Seven years ago, Sharni Budd saw one new mum in need and her goal was to help her. She gave what she could and turned to social media for more help.
Soon she had enough donated clothing and vouchers to help 10 new mums. The seed for Loving Arms was sown.
Loving Arms was founded in 2014, and from those small beginnings, this year Loving Arms helped its 1000th mum.
And while the demand for Loving Arms help has grown, the original goal has remained – Every baby matters; every family counts.
Sharni's vision was to see that every baby born in the community was adequately clothed and every new family cared for, supported and encouraged during that all-important time after the birth and throughout baby's first year.
It is a Waikato-wide organisation, helping mums from the Coromandel to Tokoroa. Sharni still does most of the deliveries in person as she and her volunteers help transport the equipment needed to those seeking support.
It has meant big changes for the Budd family as Sharni and her husband Jamie position Loving Arms to continue to meet the growing demand for the services offered.
Last year they formed the Loving Arms Charitable Trust, with Jamie serving as chairman of the board and Sharni as a board member.
Jamie also left his job as the Associate Pastor at Zion Church to be a stay-at-home dad to the couple's eight children, releasing Sharni to work full time at Loving Arms.
This year they also achieved another goal, leasing a building in Rickit Rd as a base for all their services and they celebrated their opening in July.
Previously the Budds used their own shed at home and had items stored at four other locations around Waipā district. The packing was done at Zion Church during a limited time when time and space was available.
Sharni says they would never have coped with the rise in demand due to Covid.
To put things in perspective, over the first five years they helped 500 mums. This year they have helped more than 560 mums alone.
And it is still growing – last month Loving Arms helped over 80 families.
"We simply would not have been able to gather, store and pack enough supplies to meet that demand," she says.

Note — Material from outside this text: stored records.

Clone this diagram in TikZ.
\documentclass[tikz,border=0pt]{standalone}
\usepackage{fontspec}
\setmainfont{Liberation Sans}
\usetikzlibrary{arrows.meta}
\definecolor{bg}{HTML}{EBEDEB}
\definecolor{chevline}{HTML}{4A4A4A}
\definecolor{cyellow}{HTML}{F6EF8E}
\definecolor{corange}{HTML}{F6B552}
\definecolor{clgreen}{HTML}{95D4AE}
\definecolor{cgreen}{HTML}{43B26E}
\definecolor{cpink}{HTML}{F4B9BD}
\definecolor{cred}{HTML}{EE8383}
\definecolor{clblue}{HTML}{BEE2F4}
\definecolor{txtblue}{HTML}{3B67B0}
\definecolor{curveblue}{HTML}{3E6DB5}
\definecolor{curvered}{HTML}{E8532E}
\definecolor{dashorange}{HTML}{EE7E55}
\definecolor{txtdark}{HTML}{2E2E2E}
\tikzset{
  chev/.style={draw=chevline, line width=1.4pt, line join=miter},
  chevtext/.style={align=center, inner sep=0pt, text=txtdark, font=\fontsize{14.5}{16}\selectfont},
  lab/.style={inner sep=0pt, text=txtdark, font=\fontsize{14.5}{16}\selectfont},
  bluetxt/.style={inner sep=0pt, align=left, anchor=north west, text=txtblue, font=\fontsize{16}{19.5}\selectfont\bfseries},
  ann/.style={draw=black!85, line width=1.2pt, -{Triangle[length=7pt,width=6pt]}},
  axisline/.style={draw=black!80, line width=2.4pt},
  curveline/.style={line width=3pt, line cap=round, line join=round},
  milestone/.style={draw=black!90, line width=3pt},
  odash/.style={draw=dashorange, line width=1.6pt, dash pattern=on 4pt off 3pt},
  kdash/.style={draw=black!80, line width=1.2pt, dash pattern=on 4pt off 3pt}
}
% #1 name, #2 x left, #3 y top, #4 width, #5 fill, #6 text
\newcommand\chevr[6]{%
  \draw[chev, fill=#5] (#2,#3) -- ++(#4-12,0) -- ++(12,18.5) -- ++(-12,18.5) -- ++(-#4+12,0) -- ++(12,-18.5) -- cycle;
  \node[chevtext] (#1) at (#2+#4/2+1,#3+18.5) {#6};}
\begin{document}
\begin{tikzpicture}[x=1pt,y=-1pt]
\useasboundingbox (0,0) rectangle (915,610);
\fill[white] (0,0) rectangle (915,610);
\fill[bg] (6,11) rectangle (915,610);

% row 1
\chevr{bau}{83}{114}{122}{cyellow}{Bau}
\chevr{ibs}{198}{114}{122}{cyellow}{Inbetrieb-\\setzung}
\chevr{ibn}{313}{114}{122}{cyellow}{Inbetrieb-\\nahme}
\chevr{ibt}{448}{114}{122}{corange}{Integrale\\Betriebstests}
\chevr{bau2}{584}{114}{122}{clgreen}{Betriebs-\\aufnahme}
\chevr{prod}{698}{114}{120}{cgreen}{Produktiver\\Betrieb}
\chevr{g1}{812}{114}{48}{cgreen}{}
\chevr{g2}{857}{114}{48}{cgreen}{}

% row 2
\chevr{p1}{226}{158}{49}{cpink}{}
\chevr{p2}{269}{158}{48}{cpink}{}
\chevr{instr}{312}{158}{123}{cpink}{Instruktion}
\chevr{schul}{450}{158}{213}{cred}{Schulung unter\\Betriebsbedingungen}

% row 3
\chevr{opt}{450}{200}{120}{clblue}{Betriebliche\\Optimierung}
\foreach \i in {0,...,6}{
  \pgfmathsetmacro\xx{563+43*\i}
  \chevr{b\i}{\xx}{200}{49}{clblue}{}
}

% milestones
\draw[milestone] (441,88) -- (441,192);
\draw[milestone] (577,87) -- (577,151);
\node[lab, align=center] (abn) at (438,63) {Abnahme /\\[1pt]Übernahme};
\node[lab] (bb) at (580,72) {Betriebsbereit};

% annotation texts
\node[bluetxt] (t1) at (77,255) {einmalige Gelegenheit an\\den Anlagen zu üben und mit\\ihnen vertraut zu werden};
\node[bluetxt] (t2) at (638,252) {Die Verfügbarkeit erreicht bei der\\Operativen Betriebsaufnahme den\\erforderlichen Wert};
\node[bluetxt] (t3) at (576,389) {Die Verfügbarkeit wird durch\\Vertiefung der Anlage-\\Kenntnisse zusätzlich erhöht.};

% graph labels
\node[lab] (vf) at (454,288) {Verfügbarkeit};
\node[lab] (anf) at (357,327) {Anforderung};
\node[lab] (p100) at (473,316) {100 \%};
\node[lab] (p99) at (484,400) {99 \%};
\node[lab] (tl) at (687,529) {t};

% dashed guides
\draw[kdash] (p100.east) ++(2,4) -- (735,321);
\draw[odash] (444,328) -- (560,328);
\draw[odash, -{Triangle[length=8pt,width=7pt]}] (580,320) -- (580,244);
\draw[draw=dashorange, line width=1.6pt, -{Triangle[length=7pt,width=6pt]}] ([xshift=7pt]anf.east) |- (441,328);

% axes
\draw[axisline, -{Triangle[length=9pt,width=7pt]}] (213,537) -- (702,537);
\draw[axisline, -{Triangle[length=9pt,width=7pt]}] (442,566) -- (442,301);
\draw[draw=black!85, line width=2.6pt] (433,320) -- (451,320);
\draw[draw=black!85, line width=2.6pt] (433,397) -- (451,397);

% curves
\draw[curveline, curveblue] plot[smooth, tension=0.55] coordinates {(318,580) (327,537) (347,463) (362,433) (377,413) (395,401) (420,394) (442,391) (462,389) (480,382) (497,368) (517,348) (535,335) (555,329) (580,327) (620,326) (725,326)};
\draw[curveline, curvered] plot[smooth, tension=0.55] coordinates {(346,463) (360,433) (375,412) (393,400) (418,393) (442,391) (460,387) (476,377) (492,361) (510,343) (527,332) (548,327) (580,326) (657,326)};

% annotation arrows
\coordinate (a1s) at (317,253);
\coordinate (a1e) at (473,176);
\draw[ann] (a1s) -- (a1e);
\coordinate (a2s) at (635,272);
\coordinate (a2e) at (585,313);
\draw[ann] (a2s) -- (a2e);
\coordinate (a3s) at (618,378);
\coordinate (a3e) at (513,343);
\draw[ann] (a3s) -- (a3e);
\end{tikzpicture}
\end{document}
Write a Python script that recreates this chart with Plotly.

Jamie says they feel blessed to have been able to move the Loving Arms operation to one location.
The building is one key to their success. It has enough room to sort and store all the donated items in a manageable system, as well as extra space for two other elements of Loving Arms – Mothers in Arms and Kaiāwhina.
Another key is the trust. Jamie spends about 12-15 hours per week as a volunteer, often networking with businesses and other organisations working through ways they can support Loving Arms.
The board members are amazing at applying for funding and grants from the major funding organisations, as well as strategically guiding Loving Arms forward. Both Jamie and Sharni feel blessed by the work and effort that each board member contributes.
Jamie says the first year of any new charitable trust is tricky, but they feel they have done well.
"Trust in what we do is growing, so we are hoping to have even more success with funding applications moving forward," he says.
Sharni says a major key to success is the team of volunteers.
She has 17 or 18 volunteers, with a core group of six or seven volunteers who give between 12 and 15 hours each per week.
"We could not function without our volunteers, and we always need more," says Sharni.
"Some do heaps of washing, sorting and packing while some do a little bit of what they are best at.
"It all counts."
Sharni says the older generation know a lot about knitting, sewing and mending so they make sure all the clothes are in great condition before they are sent out.
And one woman likes sewing and spends her time creating baby blankets and other useful items from donated goods.
Some knit a garment per week while they are watching the telly and send it in.
Sharni also has one volunteer who is undertaking a child car seat technical course and will make sure all the car seats are up to safety standards before they are assigned to a family, and will also be able to assist with the correct installation in the vehicle and correct way to strap in baby.
"It is amazing how many families do not have a car seat for their babies or children," says Sharni.
Donations form another key to Loving Arms' success.
Clothing from premature to size 2 is accepted, as well as baby furniture, prams and pushchairs, car seats and cash donations.
"We get donations from all walks of the community," says Sharni.
"We were encouraged to put a value on the items we distribute, and this year alone we estimate it to be worth over $500,000."
The growth of Loving Arms has brought about the Mothers in Arms and Kaiāwhina programmes.
Mothers in Arms started about three years ago – a monthly event for mums to overcome loneliness, connect with and make friends with other mums and get encouragement and advice over a friendly cuppa and home baking.
The events conclude with an inspiring speaker.
Kaiāwhina launched this year. A team of four women provide postnatal care to new mums identified by their midwife or GP as needing some extra care and guidance in the early months of motherhood.
Sharni says the quality of postnatal care in New Zealand has been identified as being poor and the new programme is a step towards remedying this situation.
As Loving Arms looks to an even busier future, more help will be needed.
Jamie would like to speak to any businesses or funders who want to partner with the trust, and Sharni welcomes more volunteers and donations of goods.